Sunday, February 27, 2005

Third Sunday in Lent
Exodus 17:1-7
Psalm 95
Romans 5:1-11
John 4:5-42

Let us come before his presence with thanksgiving; Let us make a joyful noise unto him with psalms.

I grew up in beautiful Pennsylvania where the foothills of Appalachian Mountains are covered with trees that turn brilliant colors in the fall. Though these hills make for beautiful scenery, they provided some difficulty for developers who wanted to make it accessible to vehicles. It is impossible to build perfectly straight roads through this type of terrain because it would be too difficult for vehicles to climb the grades necessary to get over the hills.
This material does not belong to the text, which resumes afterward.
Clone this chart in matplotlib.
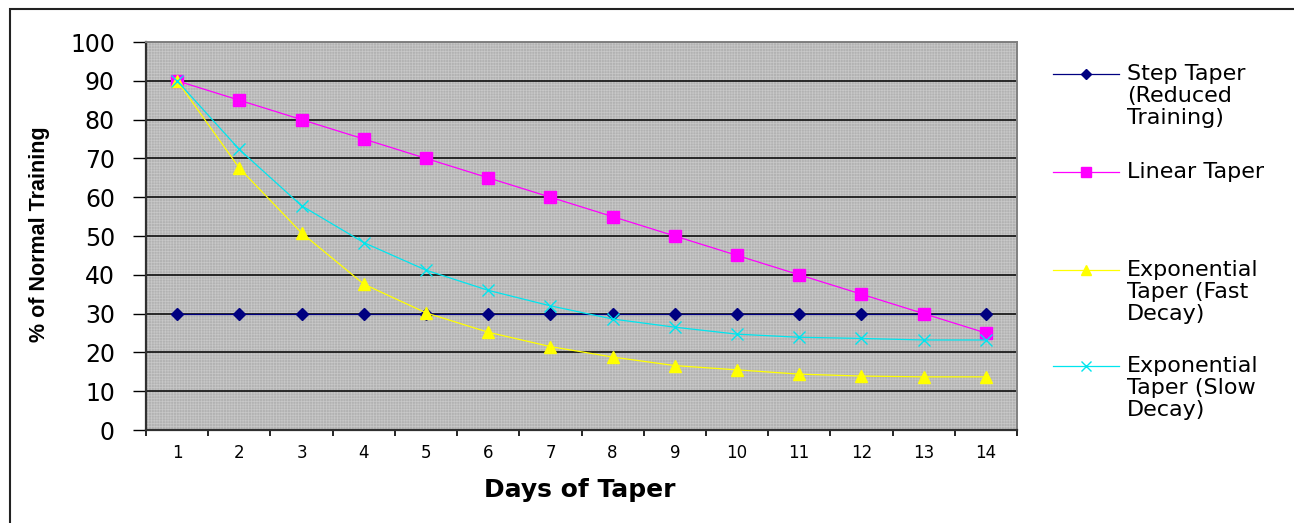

Many of the roads wind up one side of the mountain and down the other, adding miles on to journey.

When it was possible, the developers cut into and through the mountain to make room for the road. This may seem like the more expensive option, cutting through a mountain can’t be easy. But the reality is that they could carefully dynamite into the rock, leaving behind a gap with steep rocky cliffs on either side. In one case, a tunnel was built right through the middle of the mountain cutting at least ten miles from the path they would have to take around it.

These rock cliffs might sound like they are an ugly addition to the wonderful landscape in Pennsylvania, and yet somehow they have a rugged beauty. In some places you can see colorful layers of rock. The many wildflowers that have taken root in the cracks and crevices of the cliffs remind us how nature is able to bounce back. In some ways it was better to cut the gaps in the mountains than to destroy miles of forestland to build the roads. During the winter these cliffs are covered with icicles that look like frozen waterfalls.
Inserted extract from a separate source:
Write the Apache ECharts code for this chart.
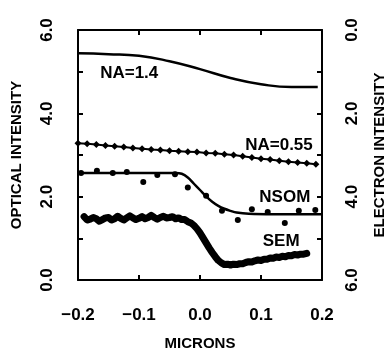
<!DOCTYPE html>
<html>
<head>
<meta charset="utf-8">
<script src="https://cdn.jsdelivr.net/npm/echarts@6/dist/echarts.min.js"></script>
<style>
  html, body { margin: 0; padding: 0; background: #fff; }
  #chart { width: 390px; height: 352px; }
</style>
</head>
<body>
<div id="chart"></div>
<script>
// NA=1.4 optical profile
var na14X = [-0.2, -0.15, -0.1, -0.05, 0, 0.05, 0.1, 0.15, 0.193];
var na14Y = [5.44, 5.42, 5.38, 5.25, 5.06, 4.85, 4.70, 4.63, 4.63];

// NA=0.55 optical profile (diamonds)
var na055X = [-0.2, -0.185, -0.17, -0.155, -0.14, -0.125, -0.11, -0.095, -0.08, -0.065, -0.05, -0.035, -0.02, -0.005,
              0.01, 0.025, 0.04, 0.055, 0.07, 0.085, 0.1, 0.115, 0.13, 0.145, 0.16, 0.175, 0.19];
var na055Y = [3.28, 3.27, 3.25, 3.23, 3.21, 3.19, 3.17, 3.15, 3.13, 3.12, 3.10, 3.09, 3.08, 3.07,
              3.05, 3.04, 3.02, 3.00, 2.97, 2.94, 2.91, 2.89, 2.86, 2.84, 2.82, 2.80, 2.78];

// NSOM fit line + measured points
var nsomX = [-0.2, -0.1, -0.04, -0.03, -0.02, -0.01, 0, 0.01, 0.02, 0.03, 0.04, 0.05, 0.06, 0.08, 0.12, 0.2];
var nsomY = [2.57, 2.57, 2.57, 2.55, 2.46, 2.31, 2.16, 2.01, 1.88, 1.78, 1.71, 1.66, 1.62, 1.59, 1.58, 1.58];
var nsomDotX = [-0.195, -0.169, -0.143, -0.120, -0.093, -0.070, -0.041, -0.020, 0.010, 0.036, 0.062, 0.085, 0.111, 0.139, 0.162, 0.189];
var nsomDotY = [2.57, 2.62, 2.57, 2.59, 2.35, 2.52, 2.54, 2.22, 2.02, 1.66, 1.44, 1.70, 1.63, 1.37, 1.66, 1.68];

// SEM line scan, read against the left scale (drawn on inverted right axis)
var semX = [-0.190, -0.185, -0.180, -0.175, -0.170, -0.165, -0.160, -0.155, -0.150, -0.145, -0.140, -0.135, -0.130,
            -0.125, -0.120, -0.115, -0.110, -0.105, -0.100, -0.095, -0.090, -0.085, -0.080, -0.075, -0.070, -0.065,
            -0.060, -0.055, -0.050, -0.045, -0.040, -0.035, -0.030, -0.025, -0.020, -0.015, -0.010, -0.005, 0.000,
            0.005, 0.010, 0.015, 0.020, 0.025, 0.030, 0.035, 0.040, 0.045, 0.050, 0.055, 0.060, 0.065, 0.070,
            0.075, 0.080, 0.085, 0.090, 0.095, 0.100, 0.105, 0.110, 0.115, 0.120, 0.125, 0.130, 0.135, 0.140,
            0.145, 0.150, 0.155, 0.160, 0.165, 0.170, 0.175];
var semY = [1.52, 1.44, 1.46, 1.50, 1.47, 1.41, 1.45, 1.49, 1.50, 1.44, 1.47, 1.53, 1.48,
            1.44, 1.49, 1.54, 1.49, 1.45, 1.48, 1.52, 1.47, 1.50, 1.55, 1.50, 1.46, 1.50,
            1.53, 1.49, 1.50, 1.52, 1.47, 1.49, 1.45, 1.45, 1.40, 1.37, 1.31, 1.23, 1.13,
            1.01, 0.89, 0.77, 0.66, 0.56, 0.47, 0.41, 0.37, 0.38, 0.36, 0.38, 0.37, 0.39, 0.39,
            0.42, 0.44, 0.43, 0.46, 0.48, 0.47, 0.50, 0.50, 0.53, 0.52, 0.55, 0.54, 0.57, 0.56,
            0.59, 0.58, 0.61, 0.60, 0.62, 0.62, 0.64];

// curve labels (data coords, left axis)
var labelText = ['NA=1.4', 'NA=0.55', 'NSOM', 'SEM'];
var labelX = [-0.116, 0.1295, 0.139, 0.133];
var labelY = [4.97, 3.24, 1.99, 0.94];

function pairs(xs, ys) {
    var out = [];
    for (var i = 0; i < xs.length; i++) {
        out.push([xs[i], ys[i]]);
    }
    return out;
}
function semPairs() {
    var out = [];
    for (var i = 0; i < semX.length; i++) {
        out.push([semX[i], 6 - semY[i]]);
    }
    return out;
}
function fmt(v) {
    var s = Math.abs(v).toFixed(1);
    return v < -1e-9 ? '\u2212' + s : s;
}

var FONT = 'Liberation Sans';
var chart = echarts.init(document.getElementById('chart'));

var axisLineStyle = { show: true, onZero: false, lineStyle: { color: '#000', width: 2 } };
var tickStyle = { show: true, inside: true, length: 5, lineStyle: { color: '#000', width: 2 } };
var nameStyle = { color: '#000', fontFamily: FONT, fontSize: 15, fontWeight: 'bold' };

var option = {
    animation: false,
    backgroundColor: '#fff',
    grid: { left: 78, right: 68, top: 30, bottom: 72, containLabel: false, outerBoundsMode: 'none' },
    xAxis: [
        {
            type: 'value', min: -0.2, max: 0.2, interval: 0.1,
            name: 'MICRONS', nameLocation: 'middle', nameGap: 56, nameTextStyle: nameStyle,
            axisLine: axisLineStyle, axisTick: tickStyle,
            axisLabel: { color: '#000', fontFamily: FONT, fontSize: 17, fontWeight: 'bold', margin: 27, formatter: fmt },
            splitLine: { show: false }
        },
        {
            type: 'value', min: -0.2, max: 0.2, interval: 0.1, position: 'top',
            axisLine: axisLineStyle, axisTick: tickStyle,
            axisLabel: { show: false },
            splitLine: { show: false }
        }
    ],
    yAxis: [
        {
            type: 'value', min: 0, max: 6, interval: 2,
            name: 'OPTICAL INTENSITY', nameLocation: 'middle', nameGap: 54, nameRotate: 90, nameTextStyle: nameStyle,
            axisLine: axisLineStyle, axisTick: tickStyle,
            minorTick: { show: true, splitNumber: 2, length: 5, lineStyle: { color: '#000', width: 2 } },
            axisLabel: { color: '#000', fontFamily: FONT, fontSize: 17, fontWeight: 'bold', rotate: 90, margin: 22, formatter: fmt },
            splitLine: { show: false }
        },
        {
            type: 'value', min: 0, max: 6, interval: 2, inverse: true, position: 'right',
            name: 'ELECTRON INTENSITY', nameLocation: 'middle', nameGap: 50, nameRotate: 90, nameTextStyle: nameStyle,
            axisLine: axisLineStyle, axisTick: tickStyle,
            minorTick: { show: true, splitNumber: 2, length: 5, lineStyle: { color: '#000', width: 2 } },
            axisLabel: { color: '#000', fontFamily: FONT, fontSize: 17, fontWeight: 'bold', rotate: 90, margin: 22, formatter: fmt },
            splitLine: { show: false }
        }
    ],
    series: [
        {
            name: 'NA=1.4', type: 'line', smooth: true, showSymbol: false,
            lineStyle: { color: '#000', width: 2.5 },
            data: pairs(na14X, na14Y)
        },
        {
            name: 'NA=0.55', type: 'line', symbol: 'diamond', symbolSize: 7,
            itemStyle: { color: '#000' },
            lineStyle: { color: '#000', width: 2 },
            data: pairs(na055X, na055Y)
        },
        {
            name: 'NSOM fit', type: 'line', smooth: 0.4, showSymbol: false,
            lineStyle: { color: '#000', width: 2.5 },
            data: pairs(nsomX, nsomY)
        },
        {
            name: 'NSOM', type: 'scatter', symbol: 'circle', symbolSize: 6,
            itemStyle: { color: '#000', opacity: 1 },
            data: pairs(nsomDotX, nsomDotY)
        },
        {
            name: 'SEM', type: 'line', yAxisIndex: 1, showSymbol: false,
            lineStyle: { color: '#000', width: 7, join: 'round', cap: 'round' },
            data: semPairs()
        },
        {
            name: 'labels', type: 'scatter', symbolSize: 0, silent: true,
            itemStyle: { color: '#000', opacity: 1 },
            label: {
                show: true, position: 'inside', color: '#000',
                fontFamily: FONT, fontSize: 17, fontWeight: 'bold',
                formatter: function (p) { return labelText[p.dataIndex]; }
            },
            data: pairs(labelX, labelY)
        }
    ]
};
chart.setOption(option);
</script>
</body>
</html>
Below the surface of these mountains are springs of fresh, clean water that eventually become mountain streams and then feed into the larger rivers in Pennsylvania. When the road builders cut into the mountains, they often let loose these springs, which now trickle down the cliffs like miniature water falls. The water is cool and refreshing and it is not unusual to see people by the side of these roads filling containers with this water.

The same water collects in puddles beside the road, but no one would ever consider collecting that water into containers to drink. Once it has settled, particularly in the heat of the day, the water becomes rancid and polluted. Bugs make it their home and the water is mixed with the dirt of the earth and of man making it undrinkable.

Spring water is far better than any other type of water. Since it is constantly moving, impurities are unable to contaminate it and the rocks through which it runs helps to remove any dirt that might change the flavor. It is cool, clean and delicious to drink. It is also much better for quenching one’s thirst.

Our Old Testament lesson for this week tells about the Exodus of the Hebrews from Egypt. There is no doubt that this must have been a difficult journey. They were sad to leave behind their old life, afraid of what was to come next. They did not know if they could find food, water, or safe haven from the elements. They did not know what enemies they would face. They were tired, hungry and thirsty – very real needs. All they had to move them forward were the promises of God.

In today’s lesson the Hebrews began complaining to Moses, “Give us water to drink.” There was no water at the place where they were to camp and the human body needs water to survive. They also had to care for the needs of their livestock. Moses, who could not have been feeling much more confident about things – he could not provide water for the people, he had to rely on God too – received the brunt of their complaints. He answered them, “Why strive ye with me? Wherefore do ye tempt Jehovah?” The wilderness experience was to help the Hebrews trust in the LORD their God; moments like this were designed to test their trust. How would they react to their thirst, would they seek God’s grace or would they complain? Not only did they complain, but they began blaming Moses for leading them to this difficulty. Eventually their complaints reach far beyond their immediate needs and they complain about the things they want and they would blame Moses for leading them to their death.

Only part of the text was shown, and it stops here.